■ What is being asked: Quote all lines below exactly. Images stay out.

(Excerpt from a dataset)
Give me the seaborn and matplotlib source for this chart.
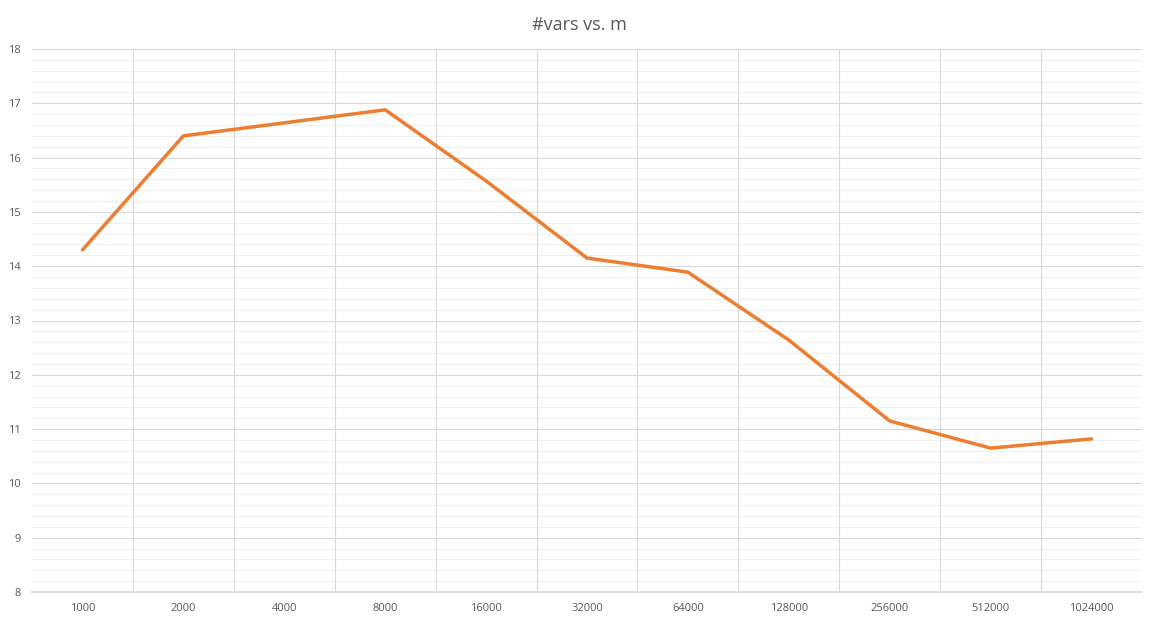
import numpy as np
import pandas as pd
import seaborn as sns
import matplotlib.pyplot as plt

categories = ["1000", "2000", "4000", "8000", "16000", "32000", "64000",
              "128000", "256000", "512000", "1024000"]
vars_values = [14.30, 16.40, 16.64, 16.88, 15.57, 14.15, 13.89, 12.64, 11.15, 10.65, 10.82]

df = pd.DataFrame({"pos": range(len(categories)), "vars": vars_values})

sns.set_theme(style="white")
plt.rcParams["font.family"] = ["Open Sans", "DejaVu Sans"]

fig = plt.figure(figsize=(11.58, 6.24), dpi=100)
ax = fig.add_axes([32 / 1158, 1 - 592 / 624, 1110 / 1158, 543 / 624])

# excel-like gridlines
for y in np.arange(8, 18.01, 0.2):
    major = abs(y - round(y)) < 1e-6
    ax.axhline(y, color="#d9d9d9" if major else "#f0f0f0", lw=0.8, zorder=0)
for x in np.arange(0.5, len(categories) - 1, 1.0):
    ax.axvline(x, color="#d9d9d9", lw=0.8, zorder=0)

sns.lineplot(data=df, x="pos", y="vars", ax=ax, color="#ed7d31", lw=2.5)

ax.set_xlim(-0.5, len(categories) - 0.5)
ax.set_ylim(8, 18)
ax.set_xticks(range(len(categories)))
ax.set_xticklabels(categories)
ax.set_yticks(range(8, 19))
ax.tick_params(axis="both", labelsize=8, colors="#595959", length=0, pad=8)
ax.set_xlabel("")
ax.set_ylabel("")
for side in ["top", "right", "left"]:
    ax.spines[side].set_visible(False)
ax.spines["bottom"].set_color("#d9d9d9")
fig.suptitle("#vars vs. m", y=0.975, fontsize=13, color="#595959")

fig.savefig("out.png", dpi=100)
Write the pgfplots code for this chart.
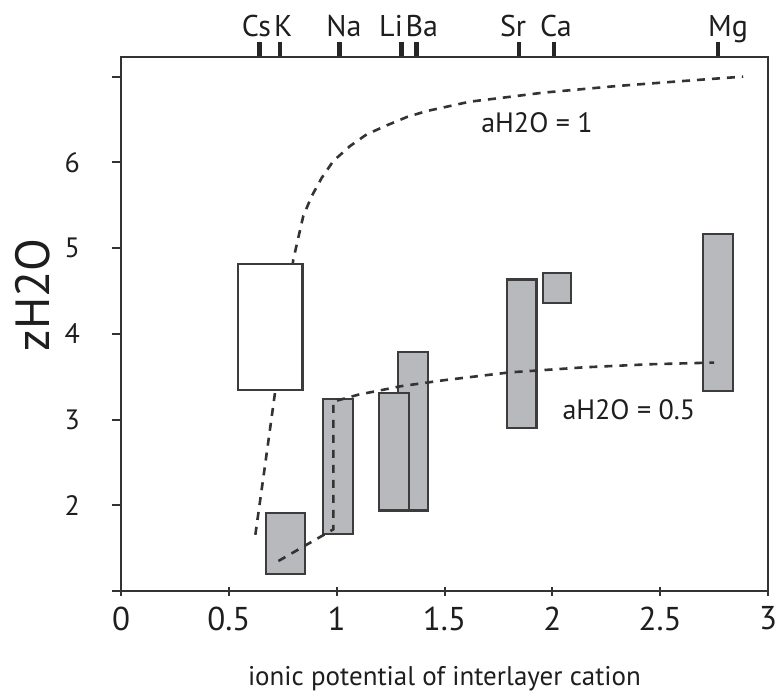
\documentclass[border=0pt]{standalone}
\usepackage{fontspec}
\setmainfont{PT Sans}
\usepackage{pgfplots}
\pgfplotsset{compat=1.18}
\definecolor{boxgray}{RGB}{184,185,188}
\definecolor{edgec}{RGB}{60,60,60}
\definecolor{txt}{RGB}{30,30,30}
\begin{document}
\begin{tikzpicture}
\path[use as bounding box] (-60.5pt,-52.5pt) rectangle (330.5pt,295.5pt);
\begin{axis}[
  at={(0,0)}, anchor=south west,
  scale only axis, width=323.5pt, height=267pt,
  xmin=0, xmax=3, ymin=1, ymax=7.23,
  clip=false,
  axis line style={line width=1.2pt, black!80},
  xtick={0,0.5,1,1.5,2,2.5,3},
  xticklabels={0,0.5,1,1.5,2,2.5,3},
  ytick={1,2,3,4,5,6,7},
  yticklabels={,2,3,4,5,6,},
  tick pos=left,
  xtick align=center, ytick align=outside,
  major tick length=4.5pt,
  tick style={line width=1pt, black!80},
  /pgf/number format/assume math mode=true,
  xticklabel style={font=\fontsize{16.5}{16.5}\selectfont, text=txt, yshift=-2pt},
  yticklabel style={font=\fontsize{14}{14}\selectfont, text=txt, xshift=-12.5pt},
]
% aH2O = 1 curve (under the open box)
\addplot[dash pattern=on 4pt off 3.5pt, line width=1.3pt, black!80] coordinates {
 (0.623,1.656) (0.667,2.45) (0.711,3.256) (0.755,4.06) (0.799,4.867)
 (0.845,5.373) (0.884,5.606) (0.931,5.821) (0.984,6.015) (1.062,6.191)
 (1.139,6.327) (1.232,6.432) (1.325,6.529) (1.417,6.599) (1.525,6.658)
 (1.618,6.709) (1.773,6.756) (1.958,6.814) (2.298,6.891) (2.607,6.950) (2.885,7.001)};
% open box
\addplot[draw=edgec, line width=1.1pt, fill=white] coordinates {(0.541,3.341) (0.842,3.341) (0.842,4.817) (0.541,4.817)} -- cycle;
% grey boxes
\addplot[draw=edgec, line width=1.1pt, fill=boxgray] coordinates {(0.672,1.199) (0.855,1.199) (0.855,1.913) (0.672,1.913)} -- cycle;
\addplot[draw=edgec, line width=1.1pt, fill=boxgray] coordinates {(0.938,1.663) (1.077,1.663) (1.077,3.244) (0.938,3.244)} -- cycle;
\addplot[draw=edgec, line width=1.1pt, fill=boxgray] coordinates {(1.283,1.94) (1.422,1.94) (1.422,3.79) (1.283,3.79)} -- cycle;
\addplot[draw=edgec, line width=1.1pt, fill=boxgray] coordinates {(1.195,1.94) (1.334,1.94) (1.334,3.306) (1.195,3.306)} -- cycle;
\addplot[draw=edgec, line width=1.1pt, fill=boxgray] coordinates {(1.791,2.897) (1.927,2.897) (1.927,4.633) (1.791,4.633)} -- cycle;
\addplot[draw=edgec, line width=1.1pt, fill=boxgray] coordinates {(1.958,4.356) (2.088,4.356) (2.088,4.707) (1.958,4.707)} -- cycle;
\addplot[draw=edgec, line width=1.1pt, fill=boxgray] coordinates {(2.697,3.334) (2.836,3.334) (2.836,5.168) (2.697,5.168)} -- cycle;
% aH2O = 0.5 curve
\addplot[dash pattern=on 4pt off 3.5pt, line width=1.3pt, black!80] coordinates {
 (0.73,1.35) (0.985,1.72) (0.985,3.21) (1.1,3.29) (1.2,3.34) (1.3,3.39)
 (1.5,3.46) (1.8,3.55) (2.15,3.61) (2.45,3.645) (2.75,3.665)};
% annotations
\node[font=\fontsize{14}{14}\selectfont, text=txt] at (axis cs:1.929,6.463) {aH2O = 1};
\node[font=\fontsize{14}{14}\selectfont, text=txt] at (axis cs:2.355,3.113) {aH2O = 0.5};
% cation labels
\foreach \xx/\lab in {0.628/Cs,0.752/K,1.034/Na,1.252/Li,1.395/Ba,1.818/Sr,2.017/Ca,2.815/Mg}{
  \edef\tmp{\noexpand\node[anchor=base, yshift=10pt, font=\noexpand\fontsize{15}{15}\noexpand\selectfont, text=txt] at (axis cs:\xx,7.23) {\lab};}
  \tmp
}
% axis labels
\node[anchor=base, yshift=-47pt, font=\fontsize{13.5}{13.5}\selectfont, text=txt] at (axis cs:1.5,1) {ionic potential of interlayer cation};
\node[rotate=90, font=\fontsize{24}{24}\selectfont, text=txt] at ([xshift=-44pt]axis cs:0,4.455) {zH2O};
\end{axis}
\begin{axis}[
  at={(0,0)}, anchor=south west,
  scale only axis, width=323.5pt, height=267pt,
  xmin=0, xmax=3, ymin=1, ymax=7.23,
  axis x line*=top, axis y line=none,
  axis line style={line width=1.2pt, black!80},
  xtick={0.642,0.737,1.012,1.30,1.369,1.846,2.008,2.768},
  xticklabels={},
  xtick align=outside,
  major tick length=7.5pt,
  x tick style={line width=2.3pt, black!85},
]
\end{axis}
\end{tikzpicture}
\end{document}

■ Answer to this exercise:
Give me the seaborn and matplotlib source for this chart.
import numpy as np
import pandas as pd
import seaborn as sns
import matplotlib.pyplot as plt

categories = ["1000", "2000", "4000", "8000", "16000", "32000", "64000",
              "128000", "256000", "512000", "1024000"]
vars_values = [14.30, 16.40, 16.64, 16.88, 15.57, 14.15, 13.89, 12.64, 11.15, 10.65, 10.82]

df = pd.DataFrame({"pos": range(len(categories)), "vars": vars_values})

sns.set_theme(style="white")
plt.rcParams["font.family"] = ["Open Sans", "DejaVu Sans"]

fig = plt.figure(figsize=(11.58, 6.24), dpi=100)
ax = fig.add_axes([32 / 1158, 1 - 592 / 624, 1110 / 1158, 543 / 624])

# excel-like gridlines
for y in np.arange(8, 18.01, 0.2):
    major = abs(y - round(y)) < 1e-6
    ax.axhline(y, color="#d9d9d9" if major else "#f0f0f0", lw=0.8, zorder=0)
for x in np.arange(0.5, len(categories) - 1, 1.0):
    ax.axvline(x, color="#d9d9d9", lw=0.8, zorder=0)

sns.lineplot(data=df, x="pos", y="vars", ax=ax, color="#ed7d31", lw=2.5)

ax.set_xlim(-0.5, len(categories) - 0.5)
ax.set_ylim(8, 18)
ax.set_xticks(range(len(categories)))
ax.set_xticklabels(categories)
ax.set_yticks(range(8, 19))
ax.tick_params(axis="both", labelsize=8, colors="#595959", length=0, pad=8)
ax.set_xlabel("")
ax.set_ylabel("")
for side in ["top", "right", "left"]:
    ax.spines[side].set_visible(False)
ax.spines["bottom"].set_color("#d9d9d9")
fig.suptitle("#vars vs. m", y=0.975, fontsize=13, color="#595959")

fig.savefig("out.png", dpi=100)
Write the pgfplots code for this chart.
\documentclass[border=0pt]{standalone}
\usepackage{fontspec}
\setmainfont{PT Sans}
\usepackage{pgfplots}
\pgfplotsset{compat=1.18}
\definecolor{boxgray}{RGB}{184,185,188}
\definecolor{edgec}{RGB}{60,60,60}
\definecolor{txt}{RGB}{30,30,30}
\begin{document}
\begin{tikzpicture}
\path[use as bounding box] (-60.5pt,-52.5pt) rectangle (330.5pt,295.5pt);
\begin{axis}[
  at={(0,0)}, anchor=south west,
  scale only axis, width=323.5pt, height=267pt,
  xmin=0, xmax=3, ymin=1, ymax=7.23,
  clip=false,
  axis line style={line width=1.2pt, black!80},
  xtick={0,0.5,1,1.5,2,2.5,3},
  xticklabels={0,0.5,1,1.5,2,2.5,3},
  ytick={1,2,3,4,5,6,7},
  yticklabels={,2,3,4,5,6,},
  tick pos=left,
  xtick align=center, ytick align=outside,
  major tick length=4.5pt,
  tick style={line width=1pt, black!80},
  /pgf/number format/assume math mode=true,
  xticklabel style={font=\fontsize{16.5}{16.5}\selectfont, text=txt, yshift=-2pt},
  yticklabel style={font=\fontsize{14}{14}\selectfont, text=txt, xshift=-12.5pt},
]
% aH2O = 1 curve (under the open box)
\addplot[dash pattern=on 4pt off 3.5pt, line width=1.3pt, black!80] coordinates {
 (0.623,1.656) (0.667,2.45) (0.711,3.256) (0.755,4.06) (0.799,4.867)
 (0.845,5.373) (0.884,5.606) (0.931,5.821) (0.984,6.015) (1.062,6.191)
 (1.139,6.327) (1.232,6.432) (1.325,6.529) (1.417,6.599) (1.525,6.658)
 (1.618,6.709) (1.773,6.756) (1.958,6.814) (2.298,6.891) (2.607,6.950) (2.885,7.001)};
% open box
\addplot[draw=edgec, line width=1.1pt, fill=white] coordinates {(0.541,3.341) (0.842,3.341) (0.842,4.817) (0.541,4.817)} -- cycle;
% grey boxes
\addplot[draw=edgec, line width=1.1pt, fill=boxgray] coordinates {(0.672,1.199) (0.855,1.199) (0.855,1.913) (0.672,1.913)} -- cycle;
\addplot[draw=edgec, line width=1.1pt, fill=boxgray] coordinates {(0.938,1.663) (1.077,1.663) (1.077,3.244) (0.938,3.244)} -- cycle;
\addplot[draw=edgec, line width=1.1pt, fill=boxgray] coordinates {(1.283,1.94) (1.422,1.94) (1.422,3.79) (1.283,3.79)} -- cycle;
\addplot[draw=edgec, line width=1.1pt, fill=boxgray] coordinates {(1.195,1.94) (1.334,1.94) (1.334,3.306) (1.195,3.306)} -- cycle;
\addplot[draw=edgec, line width=1.1pt, fill=boxgray] coordinates {(1.791,2.897) (1.927,2.897) (1.927,4.633) (1.791,4.633)} -- cycle;
\addplot[draw=edgec, line width=1.1pt, fill=boxgray] coordinates {(1.958,4.356) (2.088,4.356) (2.088,4.707) (1.958,4.707)} -- cycle;
\addplot[draw=edgec, line width=1.1pt, fill=boxgray] coordinates {(2.697,3.334) (2.836,3.334) (2.836,5.168) (2.697,5.168)} -- cycle;
% aH2O = 0.5 curve
\addplot[dash pattern=on 4pt off 3.5pt, line width=1.3pt, black!80] coordinates {
 (0.73,1.35) (0.985,1.72) (0.985,3.21) (1.1,3.29) (1.2,3.34) (1.3,3.39)
 (1.5,3.46) (1.8,3.55) (2.15,3.61) (2.45,3.645) (2.75,3.665)};
% annotations
\node[font=\fontsize{14}{14}\selectfont, text=txt] at (axis cs:1.929,6.463) {aH2O = 1};
\node[font=\fontsize{14}{14}\selectfont, text=txt] at (axis cs:2.355,3.113) {aH2O = 0.5};
% cation labels
\foreach \xx/\lab in {0.628/Cs,0.752/K,1.034/Na,1.252/Li,1.395/Ba,1.818/Sr,2.017/Ca,2.815/Mg}{
  \edef\tmp{\noexpand\node[anchor=base, yshift=10pt, font=\noexpand\fontsize{15}{15}\noexpand\selectfont, text=txt] at (axis cs:\xx,7.23) {\lab};}
  \tmp
}
% axis labels
\node[anchor=base, yshift=-47pt, font=\fontsize{13.5}{13.5}\selectfont, text=txt] at (axis cs:1.5,1) {ionic potential of interlayer cation};
\node[rotate=90, font=\fontsize{24}{24}\selectfont, text=txt] at ([xshift=-44pt]axis cs:0,4.455) {zH2O};
\end{axis}
\begin{axis}[
  at={(0,0)}, anchor=south west,
  scale only axis, width=323.5pt, height=267pt,
  xmin=0, xmax=3, ymin=1, ymax=7.23,
  axis x line*=top, axis y line=none,
  axis line style={line width=1.2pt, black!80},
  xtick={0.642,0.737,1.012,1.30,1.369,1.846,2.008,2.768},
  xticklabels={},
  xtick align=outside,
  major tick length=7.5pt,
  x tick style={line width=2.3pt, black!85},
]
\end{axis}
\end{tikzpicture}
\end{document}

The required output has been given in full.